How to Advance Your Show Like a Pro
Nailing down the particulars with the venue ahead of time will help ensure a smooth performance.
Live shows are a massive symphony of moving parts and external variables, and it's unwise to leave any of it to chance. The key to a quality, smoothly run gig is a well-executed advance. An advance is a document (often electronic) sent either by the touring party or the venue that informs both sides about what to expect. It can specify what kind of gear will be available to use, what the parking situation will be, any meal arrangements, and even, in some cases, sleeping accommodations. Working out those details ahead of time is the best way to prevent many hiccups that might send the show into a tailspin.
We talked to two veterans of the advance, both of whom have worked on either side of the fence. Dan Oestreich is a former owner of the much-loved Acheron in Brooklyn and current production manager for Saint Vitus, and has worked on the production side of several festivals and also has extensive experience with touring parties, doing U.S. and EU jaunts with Savages, Iceage, World / Inferno Friendship Society, and many others. Aaron Sainz is the current manager of Psychic Ills and True Widow, among other bands, and works as a talent buyer for the esteemed L.A. club Zebulon. His touring experience is similarly extensive, logging dates with artists including Kurt Vile, Jenny Hval, and, most recently, Boris.
Spotify for Artists: What is an advance, in your words?
Dan Oestreich: The purpose of an advance is to foster understanding between the artist and the venue. It’s usually an email between the two that gives a listing of what the venue has and what is available to the artist—which can be two very different things. On the artist side, it’s the opposite scenario, so the venue can be prepared to deal with what is coming in the door. A good example might be if a band travels with their own mixing console— it is never good to show up and have that be surprising news for a venue. A production requirement like that is something the house engineer is always going to want to know and be prepared for ahead of time.
Aaron Sainz: I see the advance as the beginning of a relationship between the promoter, the club, and the artist.
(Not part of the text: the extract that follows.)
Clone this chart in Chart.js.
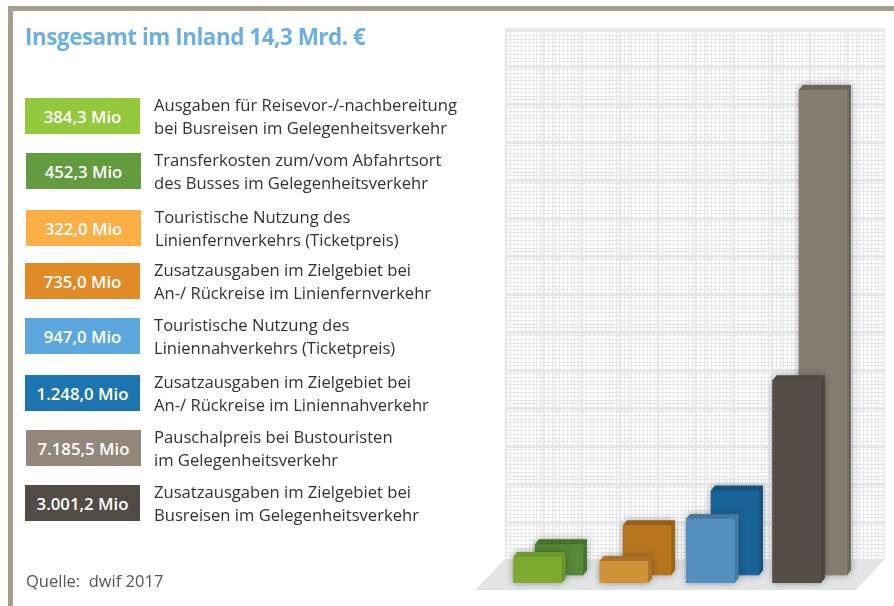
<!DOCTYPE html>
<html lang="de">
<head>
<meta charset="utf-8">
<title>Insgesamt im Inland 14,3 Mrd. €</title>
<script src="https://cdn.jsdelivr.net/npm/chart.js@4"></script>
<style>
    html, body { margin: 0; padding: 0; background: #fff; }
    #page { position: relative; width: 894px; height: 606px; overflow: hidden; font-family: "Open Sans", sans-serif; }
    #frameTop { position: absolute; left: 8px; top: 6px; right: 0; height: 5px; background: #a79c90; }
    #frameLeft { position: absolute; left: 8px; top: 6px; bottom: 0; width: 5px; background: #a79c90; }
    #chart { position: absolute; left: 0; top: 0; }
    h1 { position: absolute; left: 25px; top: 22px; margin: 0; font-size: 22.5px; letter-spacing: -0.5px; line-height: 30px; font-weight: 700; color: #6cb0e3; white-space: nowrap; }
    .box { position: absolute; width: 115px; height: 36px; line-height: 37px; text-align: center; color: #fff; font-size: 16.8px; font-weight: 600; }
    .text { position: absolute; font-size: 16.6px; line-height: 23px; color: #333132; white-space: nowrap; }
    #source { position: absolute; left: 26px; top: 569px; font-size: 16.5px; line-height: 23px; color: #59544f; white-space: pre; }
</style>
</head>
<body>
<div id="page">
    <div id="frameTop"></div>
    <div id="frameLeft"></div>
    <canvas id="chart" width="894" height="606"></canvas>
    <h1>Insgesamt im Inland 14,3 Mrd. €</h1>
    <div id="legend"></div>
    <div id="source">Quelle:  dwif 2017</div>
</div>
<script>
const groups = ['Gelegenheitsverkehr', 'Linienfernverkehr', 'Liniennahverkehr', 'Busreisen'];

// front row of bars, then back row (Mio €)
const frontValues = [384.3, 322.0, 947.0, 3001.2];
const backValues = [452.3, 735.0, 1248.0, 7185.5];

const frontColors = ['#7faa31', '#d09238', '#5390bf', '#544e47'];
const frontCaps = ['#6d9a2c', '#a9742a', '#44789f', '#4f4942'];
const frontSides = ['#6b9430', '#a8722a', '#437ca6', '#4b453f'];
const backColors = ['#568a37', '#b7761e', '#186496', '#857d72'];
const backCaps = ['#44712c', '#936016', '#14527c', '#6c655b'];
const backSides = ['#457530', '#9a6419', '#14547f', '#70695f'];

const legendValues = [384.3, 452.3, 322.0, 735.0, 947.0, 1248.0, 7185.5, 3001.2];
const legendColors = ['#94c83d', '#629c3f', '#fdae45', '#e08b26', '#5ca8de', '#1c75ae', '#93877c', '#524c46'];
const legendLines = [
    ['Ausgaben für Reisevor-/-nachbereitung', 'bei Busreisen im Gelegenheitsverkehr'],
    ['Transferkosten zum/vom Abfahrtsort', 'des Busses im Gelegenheitsverkehr'],
    ['Touristische Nutzung des', 'Linienfernverkehrs (Ticketpreis)'],
    ['Zusatzausgaben im Zielgebiet bei', 'An-/ Rückreise im Linienfernverkehr'],
    ['Touristische Nutzung des', 'Liniennahverkehrs (Ticketpreis)'],
    ['Zusatzausgaben im Zielgebiet bei', 'An-/ Rückreise im Liniennahverkehr'],
    ['Pauschalpreis bei Bustouristen', 'im Gelegenheitsverkehr'],
    ['Zusatzausgaben im Zielgebiet bei', 'Busreisen im Gelegenheitsverkehr']
];

// layout of the legend rows
const boxLeft = [25, 26, 26, 25, 25, 25, 26, 25];
const boxTop = [98, 153, 210, 263, 318, 375, 430, 485];
const textLeft = [154, 154, 155, 154, 154, 154, 154, 154];
const textTop = [93, 148, 205, 258, 313, 370, 425, 480];

const legend = document.getElementById('legend');
legendValues.forEach((value, i) => {
    const box = document.createElement('div');
    box.className = 'box';
    box.style.left = boxLeft[i] + 'px';
    box.style.top = boxTop[i] + 'px';
    box.style.background = legendColors[i];
    box.textContent = value.toLocaleString('de-DE', { minimumFractionDigits: 1 }) + ' Mio';
    legend.appendChild(box);

    const text = document.createElement('div');
    text.className = 'text';
    text.style.left = textLeft[i] + 'px';
    text.style.top = textTop[i] + 'px';
    text.innerHTML = legendLines[i].join('<br>');
    legend.appendChild(text);
});

// plot geometry
const areaLeft = 475, areaRight = 885, areaTop = 30, areaBottom = 583;
const pxPerMio = 0.0675;
const rowOffset = 8;   // back row stands this many px higher on the floor
const depthX = 4, depthY = 5;

function xRange(firstCenter, step) {
    const min = (areaLeft - firstCenter) / step;
    return { min: min, max: min + (areaRight - areaLeft) / step };
}

const yFrontMax = (areaBottom - areaTop) / pxPerMio;
const yBackMin = -rowOffset / pxPerMio;

const backdrop = {
    id: 'backdrop',
    beforeDraw(chart) {
        const ctx = chart.ctx;
        const left = 505, right = 885, top = 28, bottom = 559;
        ctx.save();
        ctx.fillStyle = '#e6e7e9';
        for (let x = left + 1; x < right; x += 3.8) {
            ctx.fillRect(Math.round(x), top, 1, bottom - top);
        }
        for (let y = top + 3; y < bottom; y += 3.8) {
            ctx.fillRect(left, Math.round(y), right - left, 1);
        }
        for (let x = left; x < right; x += 38) {
            ctx.fillRect(Math.round(x), top, 2, bottom - top);
        }
        for (let y = top; y < bottom; y += 38) {
            ctx.fillRect(left, Math.round(y), right - left, 2);
        }
        ctx.fillRect(left, top, right - left, 3);
        ctx.fillRect(right - 1, top, 1, bottom - top);
        // floor
        ctx.fillStyle = '#e3e4e6';
        ctx.beginPath();
        ctx.moveTo(475, 590);
        ctx.lineTo(505, 559);
        ctx.lineTo(885, 559);
        ctx.lineTo(856, 590);
        ctx.closePath();
        ctx.fill();
        ctx.restore();
    }
};

function polygon(ctx, points) {
    ctx.beginPath();
    points.forEach((p, i) => i ? ctx.lineTo(p[0], p[1]) : ctx.moveTo(p[0], p[1]));
    ctx.closePath();
    ctx.fill();
}

// chart.js only draws the front face, so add top and side of each block
const blocks = {
    id: 'blocks',
    beforeDatasetDraw(chart, args) {
        const ctx = chart.ctx;
        const ds = chart.data.datasets[args.index];
        args.meta.data.forEach((bar, i) => {
            const l = bar.x - bar.width / 2, r = bar.x + bar.width / 2;
            const t = bar.y, b = bar.base;
            ctx.save();
            ctx.shadowColor = 'rgba(40,40,40,0.45)';
            ctx.shadowBlur = 7;
            ctx.fillStyle = ds.sideColors[i];
            polygon(ctx, [[l, b], [l, t], [l + depthX, t - depthY], [r + depthX, t - depthY], [r + depthX, b - depthY], [r, b]]);
            ctx.restore();
            ctx.fillStyle = ds.sideColors[i];
            polygon(ctx, [[r, t], [r + depthX, t - depthY], [r + depthX, b - depthY], [r, b]]);
            ctx.fillStyle = ds.capColors[i];
            polygon(ctx, [[l, t], [l + depthX, t - depthY], [r + depthX, t - depthY], [r, t]]);
        });
    }
};

function points(values) {
    return values.map((v, i) => ({ x: i, y: v }));
}

new Chart(document.getElementById('chart'), {
    type: 'bar',
    data: {
        labels: groups,
        datasets: [
            {
                label: 'vorne',
                data: points(frontValues),
                backgroundColor: frontColors,
                capColors: frontCaps,
                sideColors: frontSides,
                barThickness: 48,
                grouped: false,
                xAxisID: 'xFront',
                yAxisID: 'yFront'
            },
            {
                label: 'hinten',
                data: points(backValues),
                backgroundColor: backColors,
                capColors: backCaps,
                sideColors: backSides,
                barThickness: 48,
                grouped: false,
                xAxisID: 'xBack',
                yAxisID: 'yBack'
            }
        ]
    },
    options: {
        responsive: false,
        animation: false,
        layout: {
            padding: { left: areaLeft, right: 894 - areaRight, top: areaTop, bottom: 606 - areaBottom }
        },
        plugins: { legend: { display: false }, tooltip: { enabled: false } },
        scales: {
            xFront: { type: 'linear', display: false, offset: false, ...xRange(537.5, 86.4) },
            xBack: { type: 'linear', display: false, offset: false, ...xRange(559, 88) },
            yFront: { display: false, min: 0, max: yFrontMax },
            yBack: { display: false, min: yBackMin, max: yBackMin + yFrontMax }
        }
    },
    plugins: [backdrop, blocks]
});
</script>
</body>
</html>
The more you tour, the more you realize that the people that you meet always move up, so going into it you should make sure that you treat them with respect, and the first step to that is a strong and early advance. Communication is key to a strong relationship in any field.
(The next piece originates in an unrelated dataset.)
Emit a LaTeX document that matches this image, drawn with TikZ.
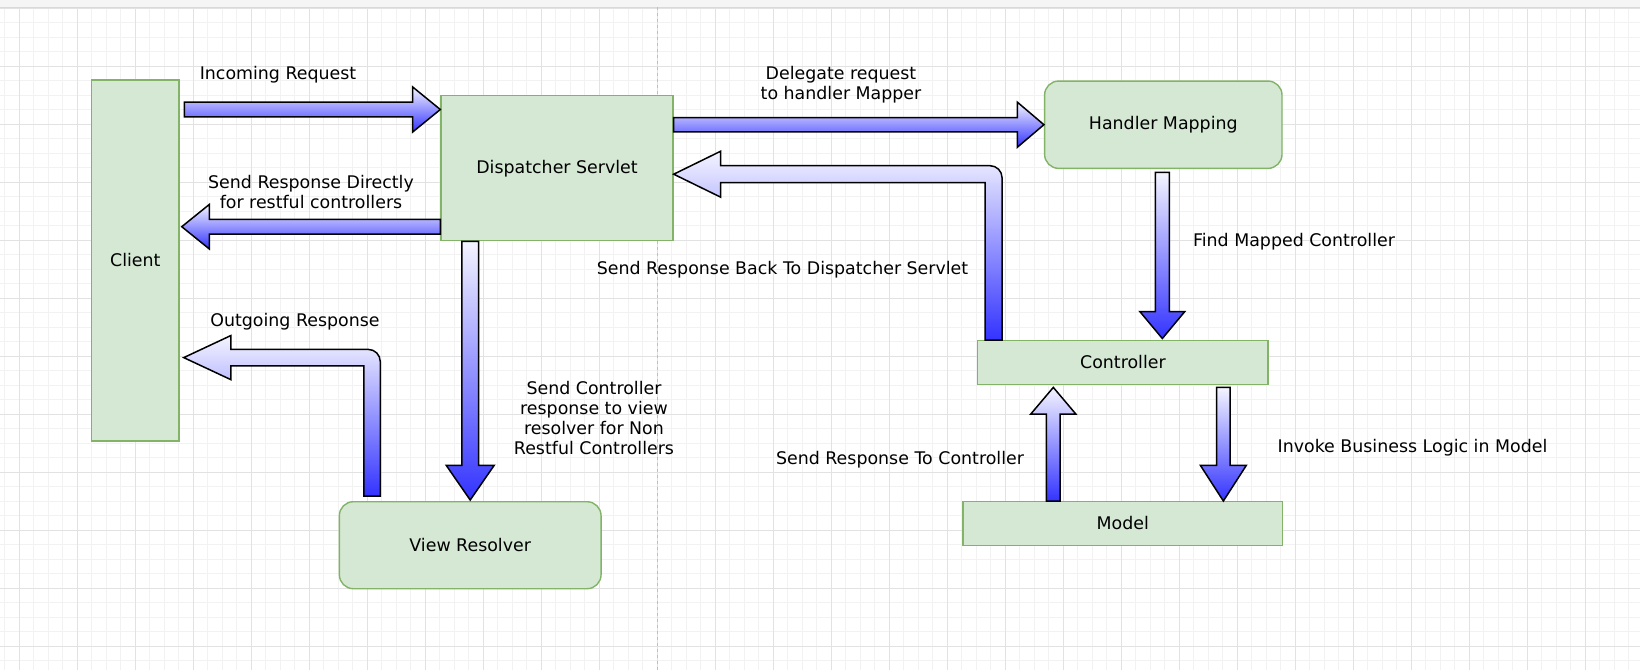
\documentclass[tikz,border=0pt]{standalone}
\usepackage{fontspec}
\setmainfont{DejaVu Sans}
\usetikzlibrary{calc}
\definecolor{boxfill}{HTML}{D5E8D4}
\definecolor{boxline}{HTML}{82B366}
\definecolor{arrowblue}{HTML}{3333FF}
\definecolor{arrowpale}{HTML}{F4F4FF}
\definecolor{gridminor}{HTML}{F2F2F2}
\definecolor{gridmajor}{HTML}{E2E2E2}

\begin{document}
\begin{tikzpicture}[x=1pt,y=-1pt,
	font=\fontsize{17.4}{20}\selectfont,
	box/.style={draw=boxline,fill=boxfill,line width=1.4pt,inner sep=0pt},
	roundbox/.style={box,rounded corners=14pt},
	blockarrow/.style={draw=black,line width=1.5pt,line join=miter,top color=arrowpale,bottom color=arrowblue},
	lbl/.style={align=center,inner sep=0pt,yshift=-1.5pt}]
	
	% tail, tip, shaft half width, head half width, head length
	\def\harrow#1#2#3#4#5{\path[blockarrow] ($(#1)+(0,-#3)$) -- ($(#2)+({-(#5)},-#3)$) -- ($(#2)+({-(#5)},-#4)$) -- (#2) -- ($(#2)+({-(#5)},#4)$) -- ($(#2)+({-(#5)},#3)$) -- ($(#1)+(0,#3)$) -- cycle;}
	\def\varrow#1#2#3#4#5{\path[blockarrow] ($(#1)+(-#3,0)$) -- ($(#2)+(-#3,{-(#5)})$) -- ($(#2)+(-#4,{-(#5)})$) -- (#2) -- ($(#2)+(#4,{-(#5)})$) -- ($(#2)+(#3,{-(#5)})$) -- ($(#1)+(#3,0)$) -- cycle;}
	% up, then left; last one is the corner radius
	\def\larrow#1#2#3#4#5#6{\coordinate (lc) at (#1 |- #2);
		\path[blockarrow] ($(#1)+(#3,0)$) -- ($(lc)+(#3,{#6-(#3)})$) arc[start angle=0,end angle=-90,radius=#6] -- ($(#2)+(#5,-#3)$) -- ($(#2)+(#5,-#4)$) -- (#2) -- ($(#2)+(#5,#4)$) -- ($(#2)+(#5,#3)$) -- ($(lc)+(-#3,#3)$) -- ($(#1)+(-#3,0)$) -- cycle;}
	
	\useasboundingbox (0,0) rectangle (1640,670);
	
	%GRID
	\fill[white] (0,0) rectangle (1640,670);
	\foreach \gx in {4.8,19.3,...,1640} \draw[gridminor,line width=1pt] (\gx,7) -- (\gx,670);
	\foreach \gy in {22.5,37,...,670} \draw[gridminor,line width=1pt] (0,\gy) -- (1640,\gy);
	\foreach \gx in {19.3,77.3,...,1640} \draw[gridmajor,line width=1pt] (\gx,7) -- (\gx,670);
	\foreach \gy in {8,66,...,670} \draw[gridmajor,line width=1pt] (0,\gy) -- (1640,\gy);
	\fill[gray!8] (0,0) rectangle (1640,7);
	\draw[gray!30,line width=1pt] (0,7) -- (1640,7);
	\draw[gray!50,line width=1pt,dash pattern=on 3pt off 3pt] (657.7,7) -- (657.7,670);
	
	%BOXES
	\node[box,minimum width=87.5pt,minimum height=361pt] (client) at (135.3,260.4) {Client};
	\node[box,minimum width=232pt,minimum height=145pt] (dispatcher) at (557,168.2) {Dispatcher Servlet};
	\node[roundbox,minimum width=237.4pt,minimum height=87.3pt] (handler) at (1163.3,124.7) {Handler Mapping};
	\node[box,minimum width=290.3pt,minimum height=43.6pt] (controller) at (1122.9,362.5) {Controller};
	\node[box,minimum width=319.6pt,minimum height=43.6pt] (model) at (1122.8,523.5) {Model};
	\node[roundbox,minimum width=261.7pt,minimum height=87pt] (viewres) at (470.2,545.2) {View Resolver};
	
	%BLOCK ARROWS
	\coordinate (inctail) at ($(client.north east)+(4.5,30.3)$);
	\coordinate (inctip) at (dispatcher.west |- inctail);
	\harrow{inctail}{inctip}{7.3}{22.5}{27.6}
	\coordinate (deltail) at (dispatcher.east |- handler.west);
	\harrow{deltail}{handler.west}{7.2}{22.5}{26.5}
	\coordinate (dirtail) at ($(dispatcher.south west)+(0,-14.7)$);
	\coordinate (dirtip) at ($(client.east |- dirtail)+(2,0)$);
	\harrow{dirtail}{dirtip}{7.3}{22.2}{-27.5}
	\coordinate (backtail) at ($(controller.north west)+(16.5,0)$);
	\coordinate (backtip) at ($(dispatcher.east)+(0,6)$);
	\larrow{backtail}{backtip}{8.5}{23}{47}{12}
	\coordinate (outtail) at ($(viewres.north west)+(33.4,-5)$);
	\coordinate (outtip) at ($(client.south east)+(4,-84)$);
	\larrow{outtail}{outtip}{8.2}{22}{47}{12}
	\coordinate (dvtail) at (viewres.north |- dispatcher.south);
	\coordinate (dvtip) at ($(viewres.north)+(0,-1)$);
	\varrow{dvtail}{dvtip}{8.3}{24}{34.7}
	\coordinate (hctail) at ($(handler.south)+(-1,3.4)$);
	\coordinate (hctip) at ($(hctail |- controller.north)+(0,-1.5)$);
	\varrow{hctail}{hctip}{7}{22.5}{27}
	\coordinate (mctail) at ($(model.north west)+(91,0)$);
	\coordinate (mctip) at ($(mctail |- controller.south)+(0,2.4)$);
	\varrow{mctail}{mctip}{6.9}{22.5}{-26.6}
	\coordinate (cmtail) at ($(controller.south west)+(246.3,2.4)$);
	\coordinate (cmtip) at (cmtail |- model.north);
	\varrow{cmtail}{cmtip}{6.8}{23}{35.7}
	
	%LABELS
	\node[lbl] (incl) at (278,72.7) {Incoming Request};
	\node[lbl] (dell) at (841,83.3) {Delegate request\\to handler Mapper};
	\node[lbl] (dirl) at (311,191) {Send Response Directly\\for restful controllers};
	\node[lbl] (backl) at (782.5,268.3) {Send Response Back To Dispatcher Servlet};
	\node[lbl] (findl) at (1294,240) {Find Mapped Controller};
	\node[lbl] (outl) at (295,320) {Outgoing Response};
	\node[lbl] (dvl) at (594,417) {Send Controller\\response to view\\resolver for Non\\Restful Controllers};
	\node[lbl] (mcl) at (900,457.7) {Send Response To Controller};
	\node[lbl] (cml) at (1412.5,446) {Invoke Business Logic in Model};
\end{tikzpicture}
\end{document}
What are the key components of the advance?
Sainz: The advance should contain all of the following information: address, club name, full run of show—including load-in, soundchecks, and set times—details on catering/buyouts, Wi-Fi information, parking details, curfew, backline, stage plot, and much more. In addition, I’ve asked for details on laundry facilities, showers and bathroom details, even the surroundings in the area—food, safety, etc.
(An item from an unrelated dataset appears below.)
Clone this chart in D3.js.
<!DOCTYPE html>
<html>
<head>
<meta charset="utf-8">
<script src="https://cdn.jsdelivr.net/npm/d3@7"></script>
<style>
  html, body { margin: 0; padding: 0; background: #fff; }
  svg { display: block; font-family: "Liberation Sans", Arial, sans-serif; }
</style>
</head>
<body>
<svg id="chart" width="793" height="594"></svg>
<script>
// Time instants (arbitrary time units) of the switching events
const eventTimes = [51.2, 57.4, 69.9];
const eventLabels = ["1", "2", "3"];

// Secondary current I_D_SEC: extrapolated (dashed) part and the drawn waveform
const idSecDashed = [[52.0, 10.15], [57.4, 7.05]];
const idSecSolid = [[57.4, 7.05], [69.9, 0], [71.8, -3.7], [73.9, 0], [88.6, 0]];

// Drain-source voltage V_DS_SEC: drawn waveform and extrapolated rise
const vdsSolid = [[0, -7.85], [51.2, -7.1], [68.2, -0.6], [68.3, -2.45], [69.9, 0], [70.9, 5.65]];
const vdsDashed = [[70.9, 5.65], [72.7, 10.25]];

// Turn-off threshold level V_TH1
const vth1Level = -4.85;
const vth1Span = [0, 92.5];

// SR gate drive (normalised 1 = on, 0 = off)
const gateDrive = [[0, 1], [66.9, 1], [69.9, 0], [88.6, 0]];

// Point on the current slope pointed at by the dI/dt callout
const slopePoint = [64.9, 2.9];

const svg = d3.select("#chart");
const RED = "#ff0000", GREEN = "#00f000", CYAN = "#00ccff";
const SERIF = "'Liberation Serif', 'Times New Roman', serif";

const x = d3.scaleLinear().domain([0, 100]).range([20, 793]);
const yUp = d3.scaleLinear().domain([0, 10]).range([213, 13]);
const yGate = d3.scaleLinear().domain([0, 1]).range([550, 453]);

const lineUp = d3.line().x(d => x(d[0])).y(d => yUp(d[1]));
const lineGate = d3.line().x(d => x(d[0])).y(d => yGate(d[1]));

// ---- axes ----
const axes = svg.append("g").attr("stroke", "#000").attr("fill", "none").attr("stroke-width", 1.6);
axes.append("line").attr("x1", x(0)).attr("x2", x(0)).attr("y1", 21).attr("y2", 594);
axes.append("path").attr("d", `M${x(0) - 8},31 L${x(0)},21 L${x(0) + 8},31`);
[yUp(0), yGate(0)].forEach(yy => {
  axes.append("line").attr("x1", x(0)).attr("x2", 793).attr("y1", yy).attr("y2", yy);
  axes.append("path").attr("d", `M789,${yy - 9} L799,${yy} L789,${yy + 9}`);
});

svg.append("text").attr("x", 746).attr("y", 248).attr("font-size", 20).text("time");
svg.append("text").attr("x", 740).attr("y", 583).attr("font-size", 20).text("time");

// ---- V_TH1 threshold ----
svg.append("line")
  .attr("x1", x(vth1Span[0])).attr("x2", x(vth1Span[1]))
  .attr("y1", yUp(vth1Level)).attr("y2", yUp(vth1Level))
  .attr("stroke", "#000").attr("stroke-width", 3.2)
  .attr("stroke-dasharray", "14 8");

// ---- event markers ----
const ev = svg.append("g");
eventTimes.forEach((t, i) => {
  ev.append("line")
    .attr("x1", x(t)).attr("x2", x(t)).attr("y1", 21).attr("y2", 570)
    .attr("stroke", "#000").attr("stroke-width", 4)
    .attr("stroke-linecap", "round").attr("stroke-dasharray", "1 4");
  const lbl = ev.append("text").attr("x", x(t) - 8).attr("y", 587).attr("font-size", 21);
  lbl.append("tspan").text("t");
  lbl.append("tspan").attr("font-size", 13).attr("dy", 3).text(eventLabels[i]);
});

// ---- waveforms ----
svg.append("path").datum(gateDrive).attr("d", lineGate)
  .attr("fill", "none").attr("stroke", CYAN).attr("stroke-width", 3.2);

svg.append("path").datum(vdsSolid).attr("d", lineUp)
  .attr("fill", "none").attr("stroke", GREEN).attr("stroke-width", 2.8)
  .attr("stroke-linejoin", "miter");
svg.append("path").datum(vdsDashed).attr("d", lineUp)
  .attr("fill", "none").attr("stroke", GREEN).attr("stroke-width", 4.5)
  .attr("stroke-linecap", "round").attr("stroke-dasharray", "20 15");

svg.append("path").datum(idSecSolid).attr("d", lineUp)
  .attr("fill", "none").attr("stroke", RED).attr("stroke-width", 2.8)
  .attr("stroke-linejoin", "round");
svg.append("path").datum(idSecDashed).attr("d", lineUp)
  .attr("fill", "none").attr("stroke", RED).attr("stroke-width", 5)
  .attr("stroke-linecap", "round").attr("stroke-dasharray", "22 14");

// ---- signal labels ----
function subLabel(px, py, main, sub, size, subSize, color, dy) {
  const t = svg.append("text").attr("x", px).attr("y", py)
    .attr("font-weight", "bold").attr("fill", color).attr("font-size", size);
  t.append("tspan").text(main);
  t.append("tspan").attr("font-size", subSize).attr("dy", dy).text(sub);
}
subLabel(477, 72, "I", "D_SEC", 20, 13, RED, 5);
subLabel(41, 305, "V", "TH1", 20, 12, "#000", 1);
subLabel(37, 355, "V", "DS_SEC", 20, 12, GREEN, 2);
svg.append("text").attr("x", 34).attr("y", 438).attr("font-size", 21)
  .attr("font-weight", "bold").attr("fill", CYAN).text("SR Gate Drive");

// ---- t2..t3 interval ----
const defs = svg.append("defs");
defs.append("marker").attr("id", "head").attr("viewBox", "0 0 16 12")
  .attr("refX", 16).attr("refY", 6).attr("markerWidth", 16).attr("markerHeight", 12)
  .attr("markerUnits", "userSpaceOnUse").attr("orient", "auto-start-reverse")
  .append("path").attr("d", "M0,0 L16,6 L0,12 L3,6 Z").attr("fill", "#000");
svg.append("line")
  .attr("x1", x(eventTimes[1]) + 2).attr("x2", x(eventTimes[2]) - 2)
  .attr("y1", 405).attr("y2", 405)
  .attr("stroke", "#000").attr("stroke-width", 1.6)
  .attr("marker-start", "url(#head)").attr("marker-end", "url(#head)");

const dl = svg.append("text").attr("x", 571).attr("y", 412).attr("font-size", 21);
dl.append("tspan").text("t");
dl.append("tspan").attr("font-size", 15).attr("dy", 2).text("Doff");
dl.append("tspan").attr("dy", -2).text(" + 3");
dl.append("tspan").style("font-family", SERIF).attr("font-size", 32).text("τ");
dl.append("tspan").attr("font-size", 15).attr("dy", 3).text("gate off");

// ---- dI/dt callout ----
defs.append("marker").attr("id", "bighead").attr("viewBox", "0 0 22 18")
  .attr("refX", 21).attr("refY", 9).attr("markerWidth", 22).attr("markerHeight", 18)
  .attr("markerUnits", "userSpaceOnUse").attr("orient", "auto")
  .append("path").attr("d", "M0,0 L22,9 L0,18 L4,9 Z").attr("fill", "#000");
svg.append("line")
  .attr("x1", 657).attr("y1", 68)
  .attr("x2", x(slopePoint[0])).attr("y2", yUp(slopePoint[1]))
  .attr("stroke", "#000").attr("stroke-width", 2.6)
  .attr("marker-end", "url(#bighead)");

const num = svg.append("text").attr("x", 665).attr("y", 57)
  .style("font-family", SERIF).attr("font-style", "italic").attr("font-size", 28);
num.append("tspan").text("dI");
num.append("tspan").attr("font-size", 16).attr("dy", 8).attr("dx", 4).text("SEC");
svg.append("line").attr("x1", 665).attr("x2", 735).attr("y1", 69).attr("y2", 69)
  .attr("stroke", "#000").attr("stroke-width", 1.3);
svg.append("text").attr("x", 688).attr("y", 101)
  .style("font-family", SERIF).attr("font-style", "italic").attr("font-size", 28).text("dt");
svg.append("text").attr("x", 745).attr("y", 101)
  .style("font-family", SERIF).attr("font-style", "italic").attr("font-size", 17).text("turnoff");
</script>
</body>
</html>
What do you think is the most common mistake with advancing?
Oestreich: Well, the most common mistake is not advancing at all. A band might need a bass cabinet in order to perform and maybe that was sent out for repair and if the venue doesn’t know, that could lead to a lot of scrambling. But it becomes a real problem when a band omits information from the advance, which could cause a real issue for the production crew.
Sainz: No detail is too small. For some people, the lighting is a key component of the performance, and preparing for that is crucial. Every band is different, so knowing the intricacies from venue to venue is important. In one instance I can think of, a band didn’t advance that they needed a projector, and it completely changed the band’s live show to its detriment.
What are some potential outcomes of a poorly crafted advance?
Oestreich: It’s really a domino effect. Say that you don’t know what time load-in is—you might arrive too late, which could kill soundcheck, ruin your ability to set up merch effectively, eat, prepare for the gig, etc. Knowing all the variables, or at least being aware of them, will have a profoundly positive effect on performance.
Sainz: A bad advance can also lead to bad attitudes at the venue, which can affect performance and the desire to have the artist return.
Anything specific that you want to add about bands and advancing shows?
Oestreich: If you want something, ask for it.
Sainz: Be understanding that the club is fielding a lot of these advances, so try to be as clear, to-the-point, and efficient as possible. Don’t be afraid to follow up and ask questions.